Retype, with no alterations, every line between the one containing "Generate a LaTeX" and the one containing "(ldat) at (104,492)", counting both of those lines too. Pictures are to be left out.

* START Material provided *

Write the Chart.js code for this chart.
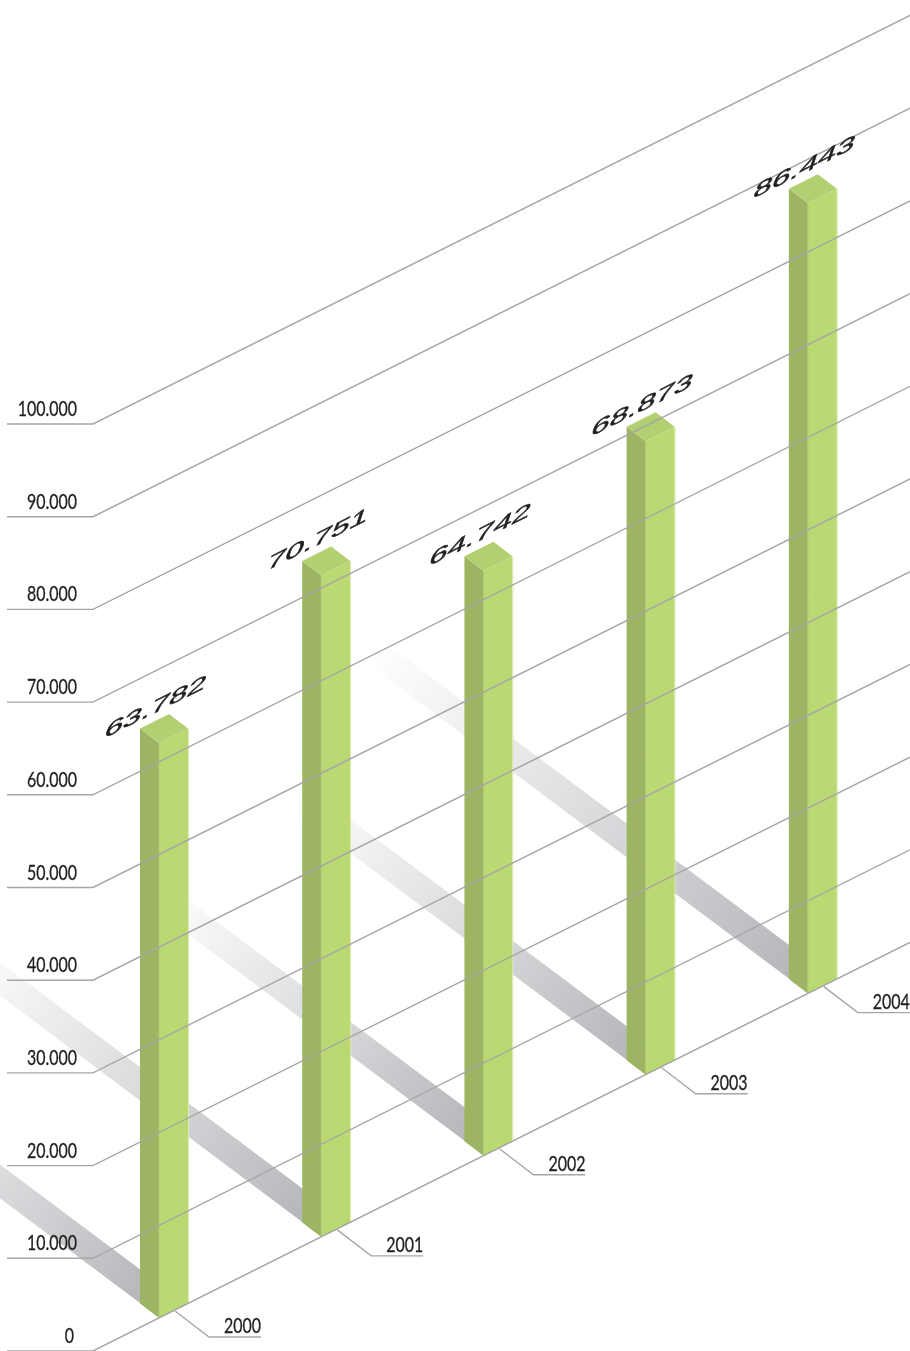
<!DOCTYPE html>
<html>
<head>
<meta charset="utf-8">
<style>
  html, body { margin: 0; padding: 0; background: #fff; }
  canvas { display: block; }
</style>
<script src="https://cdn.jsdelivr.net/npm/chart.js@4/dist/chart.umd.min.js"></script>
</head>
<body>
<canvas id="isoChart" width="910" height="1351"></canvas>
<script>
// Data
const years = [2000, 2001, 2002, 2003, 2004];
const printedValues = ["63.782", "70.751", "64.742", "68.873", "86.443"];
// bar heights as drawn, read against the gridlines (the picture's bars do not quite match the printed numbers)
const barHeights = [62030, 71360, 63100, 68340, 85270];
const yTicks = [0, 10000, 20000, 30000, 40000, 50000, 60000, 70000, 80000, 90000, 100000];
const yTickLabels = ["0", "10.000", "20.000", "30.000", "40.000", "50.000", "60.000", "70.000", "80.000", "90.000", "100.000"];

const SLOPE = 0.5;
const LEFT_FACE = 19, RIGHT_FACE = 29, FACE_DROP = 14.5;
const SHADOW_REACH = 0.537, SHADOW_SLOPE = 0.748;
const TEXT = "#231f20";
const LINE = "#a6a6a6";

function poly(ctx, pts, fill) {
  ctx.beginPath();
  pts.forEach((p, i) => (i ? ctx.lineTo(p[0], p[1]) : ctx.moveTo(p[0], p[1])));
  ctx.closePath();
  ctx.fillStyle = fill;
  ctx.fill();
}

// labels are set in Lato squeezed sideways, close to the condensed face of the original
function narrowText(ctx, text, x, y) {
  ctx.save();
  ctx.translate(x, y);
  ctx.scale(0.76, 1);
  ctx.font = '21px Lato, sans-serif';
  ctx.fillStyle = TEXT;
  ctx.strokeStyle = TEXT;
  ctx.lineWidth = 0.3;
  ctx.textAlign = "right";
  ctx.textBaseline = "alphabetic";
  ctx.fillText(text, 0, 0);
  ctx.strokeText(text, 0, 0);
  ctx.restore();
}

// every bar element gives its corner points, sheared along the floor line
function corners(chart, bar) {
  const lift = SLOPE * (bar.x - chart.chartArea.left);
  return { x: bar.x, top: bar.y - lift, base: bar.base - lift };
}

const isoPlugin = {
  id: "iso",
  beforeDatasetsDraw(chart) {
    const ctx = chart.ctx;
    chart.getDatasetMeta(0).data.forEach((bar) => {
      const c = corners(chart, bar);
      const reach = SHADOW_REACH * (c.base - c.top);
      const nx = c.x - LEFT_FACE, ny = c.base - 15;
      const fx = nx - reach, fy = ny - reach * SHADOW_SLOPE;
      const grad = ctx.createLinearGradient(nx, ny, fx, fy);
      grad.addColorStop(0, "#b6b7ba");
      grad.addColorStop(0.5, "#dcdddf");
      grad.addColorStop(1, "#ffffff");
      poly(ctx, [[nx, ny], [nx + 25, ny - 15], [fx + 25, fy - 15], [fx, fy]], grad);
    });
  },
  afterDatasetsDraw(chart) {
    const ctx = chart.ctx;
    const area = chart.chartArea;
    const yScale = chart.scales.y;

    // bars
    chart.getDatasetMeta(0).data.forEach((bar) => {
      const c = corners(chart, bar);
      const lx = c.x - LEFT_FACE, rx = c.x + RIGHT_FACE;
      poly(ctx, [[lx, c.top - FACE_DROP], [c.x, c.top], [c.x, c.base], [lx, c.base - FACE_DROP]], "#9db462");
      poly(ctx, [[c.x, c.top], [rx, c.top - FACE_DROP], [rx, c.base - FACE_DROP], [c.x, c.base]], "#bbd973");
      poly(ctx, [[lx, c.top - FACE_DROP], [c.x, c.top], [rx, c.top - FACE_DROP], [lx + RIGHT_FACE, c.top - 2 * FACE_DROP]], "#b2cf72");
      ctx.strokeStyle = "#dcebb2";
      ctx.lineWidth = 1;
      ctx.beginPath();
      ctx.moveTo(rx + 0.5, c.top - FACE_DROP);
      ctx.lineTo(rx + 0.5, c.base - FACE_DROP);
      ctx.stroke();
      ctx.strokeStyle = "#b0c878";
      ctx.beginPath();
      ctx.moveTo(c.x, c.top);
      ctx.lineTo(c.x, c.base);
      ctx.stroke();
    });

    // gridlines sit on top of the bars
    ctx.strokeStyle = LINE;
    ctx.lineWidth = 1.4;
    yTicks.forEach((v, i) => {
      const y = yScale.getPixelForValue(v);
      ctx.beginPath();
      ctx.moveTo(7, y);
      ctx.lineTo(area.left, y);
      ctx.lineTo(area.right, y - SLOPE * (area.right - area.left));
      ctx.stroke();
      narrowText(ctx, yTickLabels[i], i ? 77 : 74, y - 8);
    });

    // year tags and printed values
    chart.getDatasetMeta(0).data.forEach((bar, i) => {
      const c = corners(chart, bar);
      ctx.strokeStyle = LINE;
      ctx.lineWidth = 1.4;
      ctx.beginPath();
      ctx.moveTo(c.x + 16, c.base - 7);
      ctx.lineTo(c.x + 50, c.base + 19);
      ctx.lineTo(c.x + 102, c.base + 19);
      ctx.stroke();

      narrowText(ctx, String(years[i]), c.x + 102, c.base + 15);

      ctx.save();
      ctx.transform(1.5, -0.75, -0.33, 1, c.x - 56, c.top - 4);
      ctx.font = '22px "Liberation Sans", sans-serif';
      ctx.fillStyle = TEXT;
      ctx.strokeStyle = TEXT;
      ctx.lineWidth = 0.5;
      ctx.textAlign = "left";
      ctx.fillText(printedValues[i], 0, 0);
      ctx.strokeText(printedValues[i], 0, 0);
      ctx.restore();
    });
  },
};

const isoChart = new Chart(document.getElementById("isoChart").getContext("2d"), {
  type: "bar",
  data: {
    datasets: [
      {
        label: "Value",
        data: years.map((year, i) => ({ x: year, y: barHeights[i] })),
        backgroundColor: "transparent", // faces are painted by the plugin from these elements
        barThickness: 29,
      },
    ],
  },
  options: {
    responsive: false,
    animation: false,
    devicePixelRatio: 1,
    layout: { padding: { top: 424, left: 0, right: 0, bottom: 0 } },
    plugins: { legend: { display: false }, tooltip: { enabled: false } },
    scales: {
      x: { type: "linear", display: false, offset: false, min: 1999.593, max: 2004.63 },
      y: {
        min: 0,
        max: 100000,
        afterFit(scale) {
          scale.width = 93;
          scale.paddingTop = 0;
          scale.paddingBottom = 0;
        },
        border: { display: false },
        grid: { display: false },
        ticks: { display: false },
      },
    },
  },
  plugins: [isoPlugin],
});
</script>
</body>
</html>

* END Material provided *
* START Material provided *

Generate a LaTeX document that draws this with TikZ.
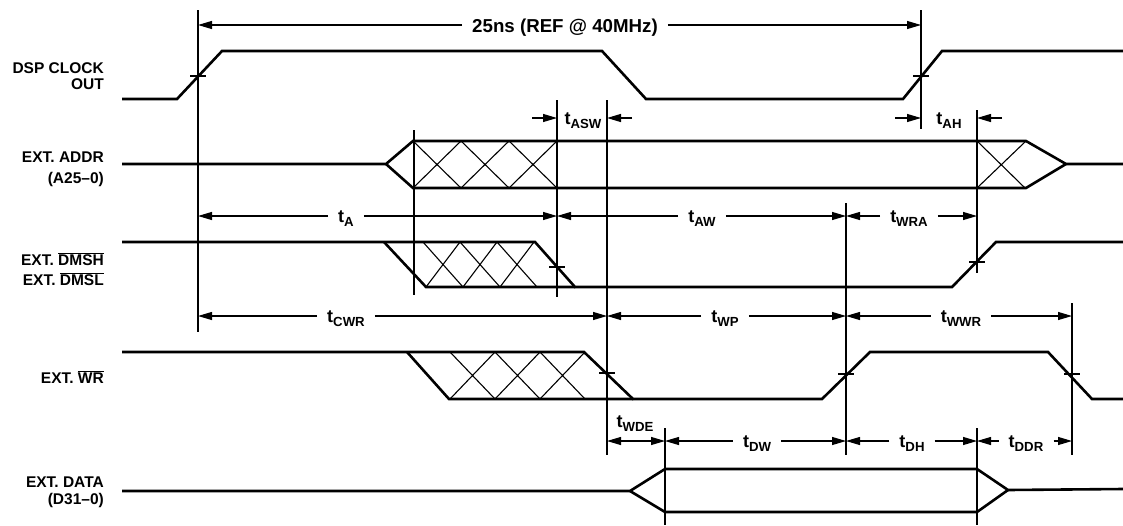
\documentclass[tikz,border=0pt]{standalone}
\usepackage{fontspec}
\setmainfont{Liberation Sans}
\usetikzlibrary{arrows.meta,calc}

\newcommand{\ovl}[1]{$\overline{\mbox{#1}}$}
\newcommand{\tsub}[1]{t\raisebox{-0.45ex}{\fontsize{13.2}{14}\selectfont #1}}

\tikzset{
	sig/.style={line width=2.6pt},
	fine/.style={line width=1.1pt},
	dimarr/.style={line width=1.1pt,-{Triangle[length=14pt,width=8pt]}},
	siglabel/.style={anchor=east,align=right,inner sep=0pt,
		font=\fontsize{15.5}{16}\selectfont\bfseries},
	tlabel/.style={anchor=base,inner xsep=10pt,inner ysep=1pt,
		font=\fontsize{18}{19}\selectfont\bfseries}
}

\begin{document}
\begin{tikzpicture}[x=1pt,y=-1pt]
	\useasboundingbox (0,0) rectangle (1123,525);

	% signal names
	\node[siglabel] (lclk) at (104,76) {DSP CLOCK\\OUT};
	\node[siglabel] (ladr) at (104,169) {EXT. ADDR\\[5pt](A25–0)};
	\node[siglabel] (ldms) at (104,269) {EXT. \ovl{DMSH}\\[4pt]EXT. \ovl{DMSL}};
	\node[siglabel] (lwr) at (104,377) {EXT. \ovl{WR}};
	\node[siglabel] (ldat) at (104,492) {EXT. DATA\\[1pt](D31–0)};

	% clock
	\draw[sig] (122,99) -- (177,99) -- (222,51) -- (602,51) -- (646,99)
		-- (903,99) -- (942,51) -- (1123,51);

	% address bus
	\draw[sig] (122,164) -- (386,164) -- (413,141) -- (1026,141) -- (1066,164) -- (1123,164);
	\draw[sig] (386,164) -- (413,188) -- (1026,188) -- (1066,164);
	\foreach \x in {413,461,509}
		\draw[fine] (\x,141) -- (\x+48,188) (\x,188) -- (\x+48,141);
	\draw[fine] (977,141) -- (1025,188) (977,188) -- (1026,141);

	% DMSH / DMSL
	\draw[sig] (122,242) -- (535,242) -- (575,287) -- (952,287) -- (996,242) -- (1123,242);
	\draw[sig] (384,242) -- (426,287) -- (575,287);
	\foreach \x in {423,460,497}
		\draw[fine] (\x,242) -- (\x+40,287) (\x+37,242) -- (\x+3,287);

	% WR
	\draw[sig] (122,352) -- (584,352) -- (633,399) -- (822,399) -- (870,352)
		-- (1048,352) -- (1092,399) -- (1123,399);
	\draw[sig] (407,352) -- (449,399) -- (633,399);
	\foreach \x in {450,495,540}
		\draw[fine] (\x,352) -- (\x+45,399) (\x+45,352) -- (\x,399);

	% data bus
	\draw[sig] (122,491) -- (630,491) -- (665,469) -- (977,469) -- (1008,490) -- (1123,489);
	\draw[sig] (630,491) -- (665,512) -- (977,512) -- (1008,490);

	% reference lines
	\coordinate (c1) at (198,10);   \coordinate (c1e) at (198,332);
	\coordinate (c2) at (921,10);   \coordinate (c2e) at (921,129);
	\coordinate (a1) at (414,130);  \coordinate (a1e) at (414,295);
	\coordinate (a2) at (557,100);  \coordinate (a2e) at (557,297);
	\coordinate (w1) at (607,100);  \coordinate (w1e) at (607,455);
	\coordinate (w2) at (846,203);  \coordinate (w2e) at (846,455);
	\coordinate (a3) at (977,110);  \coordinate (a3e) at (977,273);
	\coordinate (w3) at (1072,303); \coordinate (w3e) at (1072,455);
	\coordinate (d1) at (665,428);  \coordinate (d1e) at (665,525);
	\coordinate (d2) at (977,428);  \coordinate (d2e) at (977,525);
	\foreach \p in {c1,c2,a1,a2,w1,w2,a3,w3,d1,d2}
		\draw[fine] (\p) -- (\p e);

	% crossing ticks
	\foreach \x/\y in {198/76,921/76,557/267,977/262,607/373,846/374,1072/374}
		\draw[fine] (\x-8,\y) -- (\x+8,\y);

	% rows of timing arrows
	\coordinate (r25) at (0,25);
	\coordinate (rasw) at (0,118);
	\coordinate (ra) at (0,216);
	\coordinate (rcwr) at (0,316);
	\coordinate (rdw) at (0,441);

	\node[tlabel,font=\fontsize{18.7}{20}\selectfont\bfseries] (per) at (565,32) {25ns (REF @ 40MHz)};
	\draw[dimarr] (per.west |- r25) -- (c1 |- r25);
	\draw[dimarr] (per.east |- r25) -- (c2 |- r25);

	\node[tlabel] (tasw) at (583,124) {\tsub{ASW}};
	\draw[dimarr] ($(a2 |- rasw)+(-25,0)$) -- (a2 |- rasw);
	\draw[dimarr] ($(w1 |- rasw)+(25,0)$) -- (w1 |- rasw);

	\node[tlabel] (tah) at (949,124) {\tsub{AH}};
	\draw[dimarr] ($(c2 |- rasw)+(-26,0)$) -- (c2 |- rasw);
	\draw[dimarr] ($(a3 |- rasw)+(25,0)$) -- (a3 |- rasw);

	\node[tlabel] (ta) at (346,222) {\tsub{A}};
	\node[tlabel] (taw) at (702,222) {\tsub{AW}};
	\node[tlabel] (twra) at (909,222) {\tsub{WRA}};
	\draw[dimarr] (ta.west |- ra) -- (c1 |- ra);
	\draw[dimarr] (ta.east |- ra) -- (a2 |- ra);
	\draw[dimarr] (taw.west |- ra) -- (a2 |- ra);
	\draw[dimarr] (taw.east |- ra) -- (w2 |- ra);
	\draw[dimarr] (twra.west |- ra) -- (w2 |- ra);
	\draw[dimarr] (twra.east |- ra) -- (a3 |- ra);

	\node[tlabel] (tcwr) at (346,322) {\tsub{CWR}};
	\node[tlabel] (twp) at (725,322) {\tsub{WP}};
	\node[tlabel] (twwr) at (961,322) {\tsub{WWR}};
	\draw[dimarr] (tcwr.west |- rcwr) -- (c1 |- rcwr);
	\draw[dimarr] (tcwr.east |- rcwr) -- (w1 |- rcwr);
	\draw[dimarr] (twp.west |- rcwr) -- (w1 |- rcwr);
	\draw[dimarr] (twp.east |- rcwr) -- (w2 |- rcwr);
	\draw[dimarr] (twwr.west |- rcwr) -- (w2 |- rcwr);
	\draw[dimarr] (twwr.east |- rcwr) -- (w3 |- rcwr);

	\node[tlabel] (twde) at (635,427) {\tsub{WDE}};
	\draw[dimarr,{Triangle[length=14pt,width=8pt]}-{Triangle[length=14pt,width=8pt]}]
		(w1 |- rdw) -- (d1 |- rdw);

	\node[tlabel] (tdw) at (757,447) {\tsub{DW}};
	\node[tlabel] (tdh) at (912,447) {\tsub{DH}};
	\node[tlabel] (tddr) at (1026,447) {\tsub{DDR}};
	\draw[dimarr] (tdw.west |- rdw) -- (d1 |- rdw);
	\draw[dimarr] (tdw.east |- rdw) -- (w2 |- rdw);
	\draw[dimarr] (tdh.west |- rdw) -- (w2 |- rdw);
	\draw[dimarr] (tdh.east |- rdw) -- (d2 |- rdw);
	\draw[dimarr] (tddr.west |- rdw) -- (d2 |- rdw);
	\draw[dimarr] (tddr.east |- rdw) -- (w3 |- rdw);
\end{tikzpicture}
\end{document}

* END Material provided *

Solution to this problem »
Generate a LaTeX document that draws this with TikZ.
\documentclass[tikz,border=0pt]{standalone}
\usepackage{fontspec}
\setmainfont{Liberation Sans}
\usetikzlibrary{arrows.meta,calc}

\newcommand{\ovl}[1]{$\overline{\mbox{#1}}$}
\newcommand{\tsub}[1]{t\raisebox{-0.45ex}{\fontsize{13.2}{14}\selectfont #1}}

\tikzset{
	sig/.style={line width=2.6pt},
	fine/.style={line width=1.1pt},
	dimarr/.style={line width=1.1pt,-{Triangle[length=14pt,width=8pt]}},
	siglabel/.style={anchor=east,align=right,inner sep=0pt,
		font=\fontsize{15.5}{16}\selectfont\bfseries},
	tlabel/.style={anchor=base,inner xsep=10pt,inner ysep=1pt,
		font=\fontsize{18}{19}\selectfont\bfseries}
}

\begin{document}
\begin{tikzpicture}[x=1pt,y=-1pt]
	\useasboundingbox (0,0) rectangle (1123,525);

	% signal names
	\node[siglabel] (lclk) at (104,76) {DSP CLOCK\\OUT};
	\node[siglabel] (ladr) at (104,169) {EXT. ADDR\\[5pt](A25–0)};
	\node[siglabel] (ldms) at (104,269) {EXT. \ovl{DMSH}\\[4pt]EXT. \ovl{DMSL}};
	\node[siglabel] (lwr) at (104,377) {EXT. \ovl{WR}};
	\node[siglabel] (ldat) at (104,492) {EXT. DATA\\[1pt](D31–0)};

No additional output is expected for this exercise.